Counterargument to my thesis
One valid counterargument: the market may be rightly skeptical — paying a large multiple for rapid revenue growth assumes the company can convert spending into durable margin expansion and maintain high retention. If management mis-allocates capital to M&A that dilutes returns, or if growth decelerates below expectations, the multiple could compress materially and the trade would fail. That is why the trade uses a defined stop and staggered sizing.
What would change my mind
I would reduce exposure or flip to neutral/short if any of the following occur:
- Next quarter shows a material slowdown in revenue growth (meaningfully below the ~25% YoY implied by recent comps) or a sharp drop in renewal/retention metrics;
- Integration of SPLX materially increases operating expenses without visible revenue synergies after two quarters;
- Operating cash flow weakens significantly (OS: operating cash flow <10% of quarterly revenue) suggesting cash collection or contract deterioration.
Conclusion
Zscaler checks the boxes for a tactical growth trade: above-market revenue growth, very high gross margins (~76.5%), and strong operating cash flow ($448M in the most recent quarter).
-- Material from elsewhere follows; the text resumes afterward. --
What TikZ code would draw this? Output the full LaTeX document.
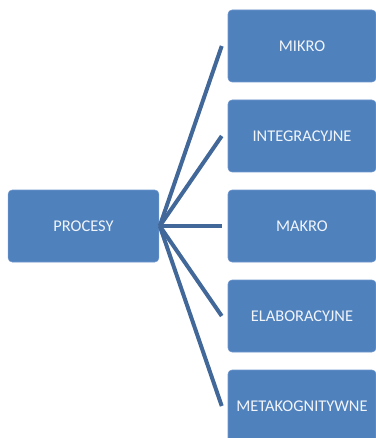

Short-term headline volatility from acquisition spending and small GAAP losses has created an entry window. The plan above (entry 215-225, stop 195, targets 260/320) balances upside with clear risk controls.
If management can show continued top-line acceleration, operating leverage and early commercial proof from SPLX, Zscaler could re-rate toward higher multiples. Traders should size carefully; the valuation implies the company must execute. But for disciplined investors looking for a defined-risk way to own a leader in Zero Trust and enterprise AI security, this is an attractive tactical setup.
Disclosure: This is not investment advice. The trade idea outlines a tactical approach based on recent reported financials and company announcements; use your own risk controls and sizing.